The clothing retailer had a “moderately disappointing” holiday period, Next CEO Simon Wolfson says.

(Bloomberg)—U.K. clothing retailer Next Plc forecast another tough year after a disappointing Christmas, sending its shares plummeting and dealing a blow to the industry at the start of the holiday reporting season.

Pretax profit for the year through January 2018 will be in a range of 680 million pounds ($834 million) to 780 million pounds, the company said Wednesday, below estimates of about 784 million pounds. Next, No. 12 in the Internet Retailer 2016 Europe 500 with 2015 online sales of $2.39 billion, also cut its forecast for the year ending this month, pushing the stock down about 10% and heading for its lowest close in almost four years.

The reduced guidance from one of the industry’s bellwethers is likely to deepen concern that rising expenses and a Brexit-induced squeeze on consumer spending will pinch industry profits in 2017. Shares of Marks & Spencer (No. 18 in the Europe 500), Primark-owner AB Foods and Debenhams Plc (No. 33) also slid ahead of their Christmas trading updates, due this week.

“Next’s outlook for 2017 rings the alarm bell for the rest of the sector,” Charles Allen, an analyst at Bloomberg Intelligence, said by phone. “There’s a widespread expectation that consumer spending will be under pressure this year.”

Christmas was “moderately disappointing,” CEO Simon Wolfson said by phone. Early-season discounts by competitors led to a drop in demand at Next’s traditional post-Christmas clearance event, when sales were down 7%. The retailer has a policy of never discounting before the holiday and won’t be changing that approach, Wolfson said.

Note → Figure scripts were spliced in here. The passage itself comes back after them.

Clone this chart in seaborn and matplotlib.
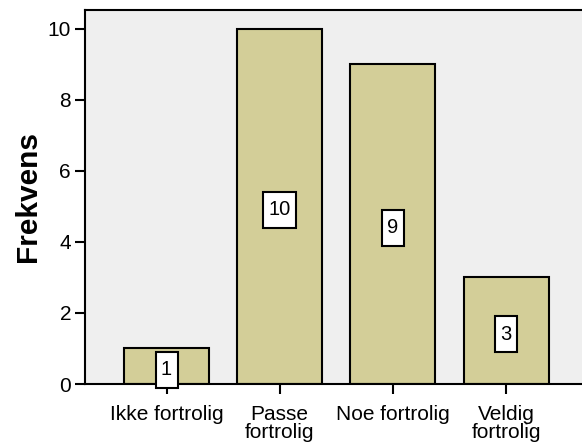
import numpy as np
import pandas as pd
import seaborn as sns
import matplotlib.pyplot as plt
from matplotlib.path import Path

categories = ['Ikke fortrolig', 'Passe\nfortrolig', 'Noe fortrolig', 'Veldig\nfortrolig']
counts = [1, 10, 9, 3]

sns.set_style('white')
plt.rcParams['font.family'] = ['Liberation Sans', 'DejaVu Sans']
plt.rcParams['text.color'] = 'black'


def tall_box(x0, y0, width, height, mutation_size):
    # square box, a bit more vertical padding than horizontal
    px = 0.27 * mutation_size
    py = 0.42 * mutation_size
    x0, y0 = x0 - px, y0 - py
    x1, y1 = x0 + width + 2 * px, y0 + height + 2 * py
    return Path([(x0, y0), (x1, y0), (x1, y1), (x0, y1), (x0, y0)],
                closed=True)


df = pd.DataFrame({'kategori': categories, 'frekvens': counts})

fig = plt.figure(figsize=(5.82, 4.43), dpi=100)
ax = fig.add_axes([85 / 582, 1 - 384 / 443, 1 - 85 / 582, 374 / 443])
ax.set_facecolor('#efefef')

sns.barplot(data=df, x='kategori', y='frekvens', color='#d3ce98', width=0.75,
            edgecolor='black', linewidth=1.5, saturation=1, ax=ax)

# value boxes at half bar height
for i, v in enumerate(counts):
    ax.annotate(str(v), xy=(i, v / 2), xytext=(0, -2.5), textcoords='offset points',
                ha='center', va='center', fontsize=14.5, color='black', zorder=5,
                bbox=dict(boxstyle=tall_box, facecolor='white',
                          edgecolor='black', linewidth=1.5))

ax.set_xlim(-0.72, 3.67)
ax.set_ylim(0, 10.535)
ax.set_yticks([0, 2, 4, 6, 8, 10])
ax.set_xlabel('')
ax.set_ylabel('Frekvens', fontsize=21.5, fontweight='bold', labelpad=4,
              color='black')

ax.tick_params(axis='both', which='both', direction='out', length=7, width=1.5,
               labelsize=15, colors='black', left=True, bottom=True, pad=3)
ax.tick_params(axis='x', pad=8)
for lab in ax.get_xticklabels():
    lab.set_linespacing(0.95)

for side in ['left', 'top', 'bottom']:
    ax.spines[side].set_visible(True)
    ax.spines[side].set_color('black')
    ax.spines[side].set_linewidth(1.5)
ax.spines['right'].set_visible(False)

fig.savefig('out.png', dpi=100, facecolor='white')
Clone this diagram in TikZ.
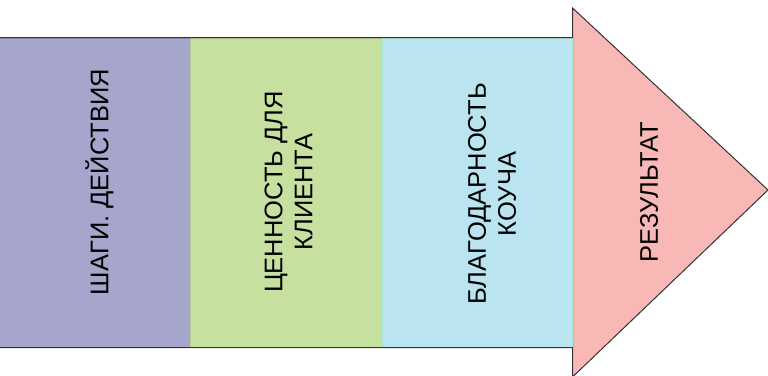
\documentclass[tikz,border=0pt]{standalone}
\usepackage{fontspec}
\setmainfont{Liberation Sans}
\definecolor{cpurple}{HTML}{A6A6CC}
\definecolor{cgreen}{HTML}{C6E19F}
\definecolor{cblue}{HTML}{BAE4F0}
\definecolor{cpink}{HTML}{F8B8B6}
\definecolor{outl}{HTML}{333333}
\begin{document}
\begin{tikzpicture}[x=1pt,y=-1pt,
  lbl/.style={rotate=90,align=center,font=\fontsize{25.5}{30}\selectfont,text=black,inner sep=0pt},
  band/.style={line width=0.6pt}]
\useasboundingbox (0,0) rectangle (768,375);
% arrow
\coordinate (a1) at (0,37.5);
\coordinate (a2) at (572.5,37.5);
\coordinate (a3) at (572.5,8);
\coordinate (tip) at (768,190);
\coordinate (a5) at (572.5,377);
\coordinate (a6) at (572.5,347.5);
\coordinate (a7) at (0,347.5);
\fill[cpink] (a1) -- (a2) -- (a3) -- (tip) -- (a5) -- (a6) -- (a7) -- cycle;
% bands
\draw[band,fill=cpurple,draw=cpurple!90!black] (-1,38) rectangle (190,347);
\draw[band,fill=cgreen,draw=cgreen!90!black] (190,38) rectangle (382.5,347);
\draw[band,fill=cblue,draw=cblue!90!green] (382.5,38) rectangle (572.5,347);
\draw[line width=1.2pt,draw=cpink!80!gray] (573.5,38) -- (573.5,347);
% outline
\draw[outl,line width=1pt,line join=miter] (a1) -- (a2) -- (a3) -- (tip) -- (a5) -- (a6) -- (a7);
% labels
\node[lbl] (t1) at (99.5,182) {ШАГИ. ДЕЙСТВИЯ};
\node[lbl] (t2) at (288.5,192) {ЦЕННОСТЬ ДЛЯ\\КЛИЕНТА};
\node[lbl] (t3) at (492,194) {БЛАГОДАРНОСТЬ\\КОУЧА};
\node[lbl] (t4) at (649,192) {РЕЗУЛЬТАТ};
\end{tikzpicture}
\end{document}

Full-priced sales under the Next brand fell 0.4% in the 54 days ended Dec. 24, a far cry from the 2.2% increase that analysts expected.

“We are preparing the company for tougher times,” the Leicester, England-based retailer said in a statement.

Wolfson said the company’s biggest challenge this year will be to contend with a cyclical slowdown in spending on clothing and footwear. A 15% drop in the sale of gift cards this year shows how fewer Britons want clothing as a present, the CEO said.

Not all fashion retailers are finding business so difficult. Since the Black Friday discounting week in November, fashion has been the best-performing product category at department-store chain John Lewis plc (No. 11). Sales at Jigsaw (No. 443)—a premium British fashion chain—rose 10% in December even though the retailer didn’t discount products before Christmas.

“The backdrop for consumer spending this Christmas couldn’t have been more benign,” John Stevenson, an analyst at Peel Hunt, said by phone. “The demand was there, it just wasn’t being picked up by Next.”